= Black Book of Chirk =

Welsh 13th century legal and historical manuscript

The Black Book of Chirk (Llyfr Du o'r Waun) is a 13th-century Welsh-language manuscript, known also as the Chirk Codex. It is Peniarth 29 of the National Library of Wales, and deals with legal and historical matters. It contains also an elegy addressed at Llywelyn ap Iorwerth; king of Wales. This poem was probably written by his grandson Llywelyn ap Gruffudd who lived in the 13th century.

The Black Book of Chirk was one of the collection of manuscripts amassed at the mansion of Hengwrt, near Dolgellau, Gwynedd, by Welsh antiquary Robert Vaughan (c. 1592 – 1667); the collection later passed to the newly established National Library of Wales as the Peniarth or Hengwrt-Peniarth Manuscripts.

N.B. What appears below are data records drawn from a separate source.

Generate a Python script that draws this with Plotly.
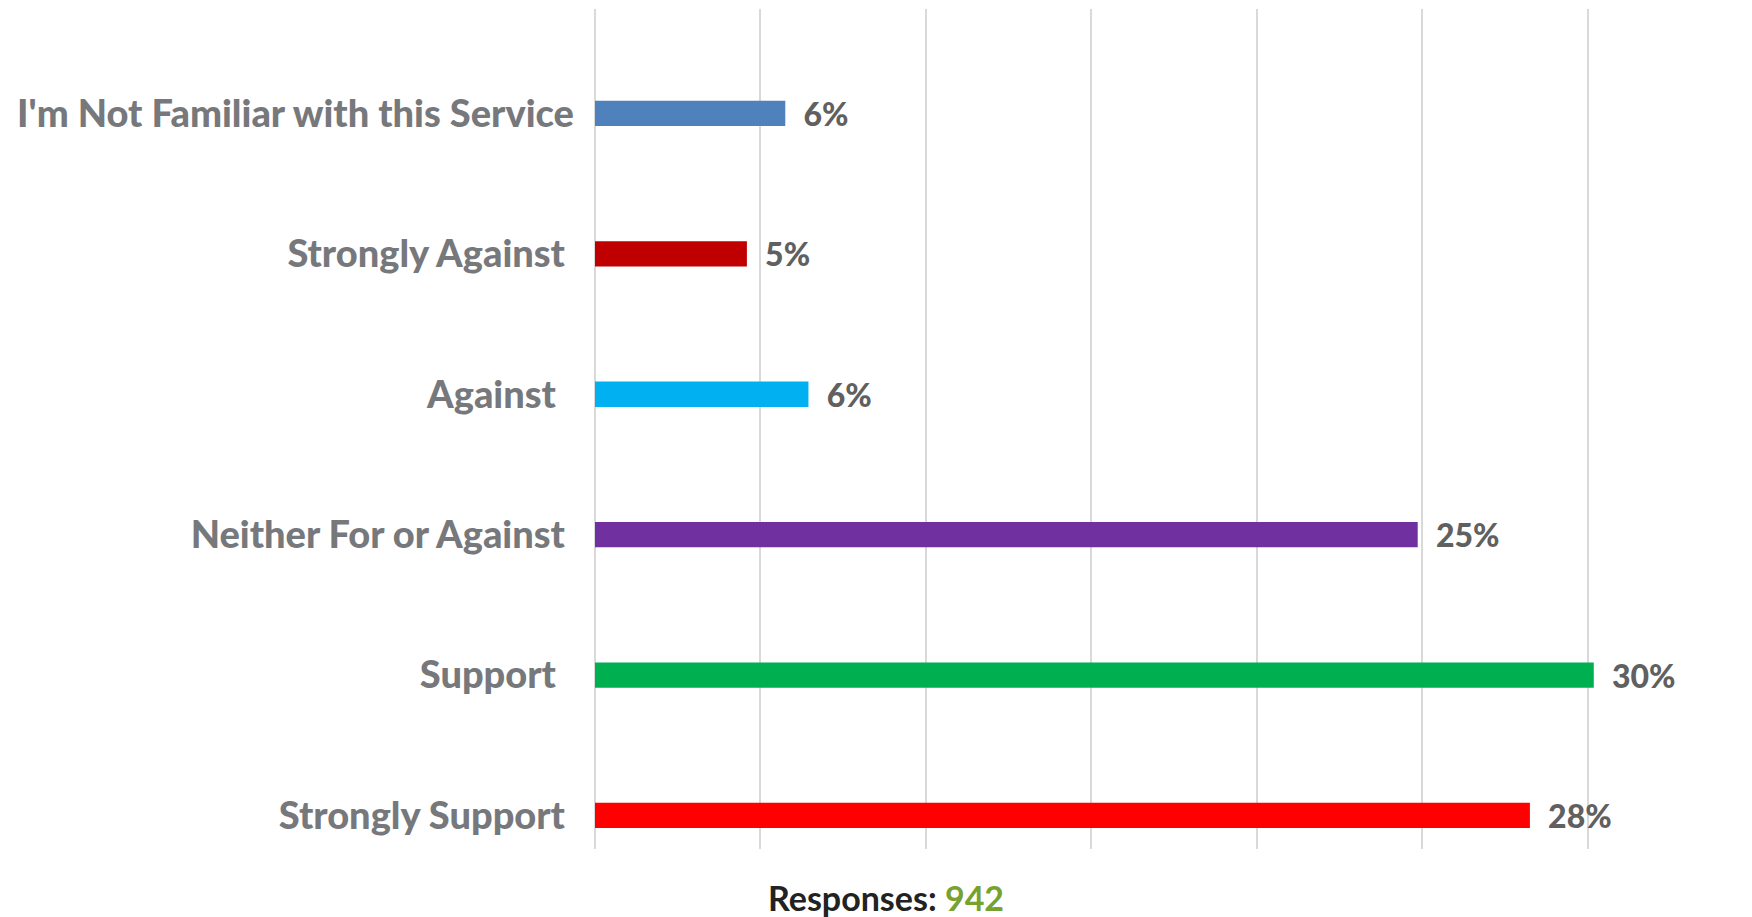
import plotly.graph_objects as go

categories = ["Strongly Support", "Support", "Neither For or Against", "Against",
              "Strongly Against", "I'm Not Familiar with this Service"]
tick_labels = ["Strongly Support\u00a0", "Support\u00a0\u00a0", "Neither For or Against\u00a0",
               "Against\u00a0\u00a0", "Strongly Against\u00a0", "I'm Not Familiar with this Service"]
values = [0.2825, 0.3018, 0.2486, 0.0645, 0.0459, 0.0575]
colors = ["#ff0000", "#00b050", "#7030a0", "#00b0f0", "#c00000", "#4f81bd"]
responses = 942

# page body has an 8px margin; compensate so the figure fits the 1752x917 window
W, H = 1744, 909
ml, mr, mt, mb = 587, 98, 1, 68

fig = go.Figure()
fig.add_trace(go.Bar(
    y=categories, x=values, orientation="h",
    marker=dict(color=colors, line=dict(width=0)),
    width=0.18,
    texttemplate="\u00a0\u00a0%{x:.0%}",
    textposition="outside",
    constraintext="none",
    cliponaxis=False,
    textfont=dict(family="Lato", size=32, color="#606060", weight=900),
    hoverinfo="skip",
))

fig.update_layout(
    width=W, height=H,
    margin=dict(l=ml, r=mr, t=mt, b=mb, pad=0),
    plot_bgcolor="white", paper_bgcolor="white",
    showlegend=False,
    xaxis=dict(range=[0, 0.32], dtick=0.05, tick0=0, showgrid=True, gridcolor="#d9d9d9",
               gridwidth=2, zeroline=True, zerolinecolor="#d9d9d9", zerolinewidth=2,
               showticklabels=False, showline=False, fixedrange=True),
    yaxis=dict(categoryorder="array", categoryarray=categories,
               tickmode="array", tickvals=categories, ticktext=tick_labels,
               range=[-0.239, 5.744], showgrid=False, zeroline=False, showline=False,
               ticklabelstandoff=20,
               tickfont=dict(family="Lato", size=38, color="#76787c", weight=900)),
    annotations=[dict(
        xref="paper", yref="paper", x=(878 - ml) / (W - ml - mr), y=-48 / (H - mt - mb),
        xanchor="center", yanchor="middle", showarrow=False,
        text=f"Responses: <span style='color:#77a22f'>{responses}</span>",
        font=dict(family="Lato", size=34, color="#222222", weight="bold"),
    )],
)

fig.write_html("out.html")
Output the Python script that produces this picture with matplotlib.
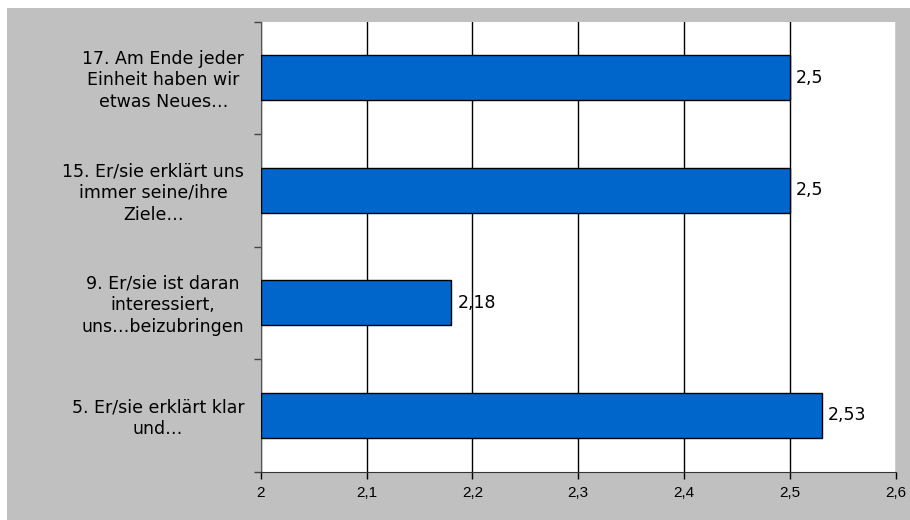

The manuscript's association with Chirk in north Wales is not known to go back beyond the 16th century. Aneurin Owen called it Manuscript A, of the "Venedotian code". John Gwenogvryn Evans claimed it was the oldest surviving manuscript of Welsh law, dating it to 1220, and he published a facsimile in 1909. Joseph Loth deduces a similar age in 1911 (Revue Celtique 32) and in 1932 he explains his point of view in an article (revue Celtique 48).
It is now regarded as a derivative work, a partial copy of the Iorwerth Redaction in one manuscript line, and somewhat later in the century.

Some of the historical content, such as the details of tradition relating to the sixth-century dynast Mordaf Hael, is not now regarded as significant factually.